Good morning. I finally got my hinges rebuilt and there is no play at all. BUT, for whatever reason, when I open the hood, if I don’t slightly pull on the front, the rear will slightly scrape the cowling as it opens. The rear seems to dip down before pulling forward. Any suggestions?
It’s a well discussed topic. Recently here:
Later down in the thread I posted what I did to solve the problem, which involved adding a small stop to each hinge to prevent it from dropping slightly part way through actuation.
I’ll try that. Thanks.
Before I rebuilt my hinges, my hood scraped the cowling. Afterwards, no interference.
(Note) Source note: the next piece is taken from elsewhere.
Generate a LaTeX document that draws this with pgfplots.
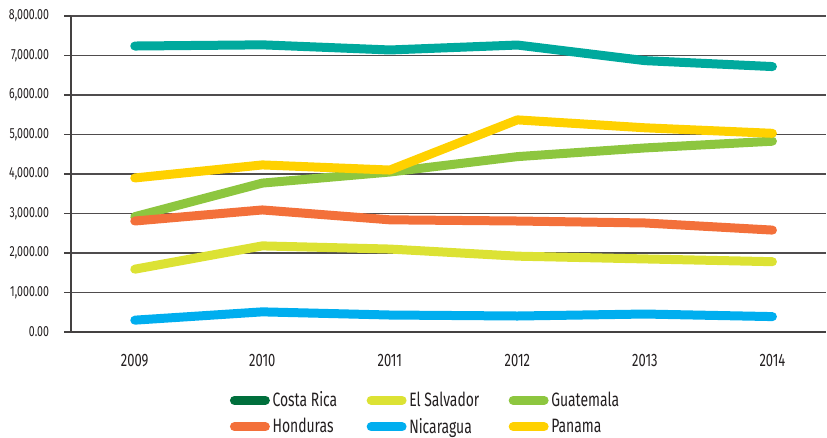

Depending on how much interference exists in your case, you might try some thin shims at the hinge mounting points on the hood or on the firewall. Might have to experiment to determine what works.
When I open the hood, it scrapes just slightly. If I pull slightly on the nose of the hood, you can see it come forward a little, then raise as it should. Taking that thing on and off is a pain.
I too had this problem. Spent days trying to resolve it. Re- built hinges, machined new pins with oversize spigots and they were nice and tight. Hinges still hit bulkhead and bonnet touched scuttle. Concluded it is a fundamental design flaw in the action/geometry of the hinge in its application. As you identified, the first movement is briefly down as you lift - this is worsened by flex in the bonnet mounting points too. I considered strengthening plates/modified tapped plates to reduce this, but in the end welded small tabs onto the hinge arms as a stop at the bonnet closed position. This prevents the hinge from “squatting” when first moved. They are on the inside, barely visible, and easily removed if desired. It is an improvement but must admit it its not completely cured. I think Ill have to resort to some rubber on the bulkhead or some other means on final assembly as I really don’t want to chip the new paint job.
Hmm, Bonnethinge, wasn’t that a little village down in Devon?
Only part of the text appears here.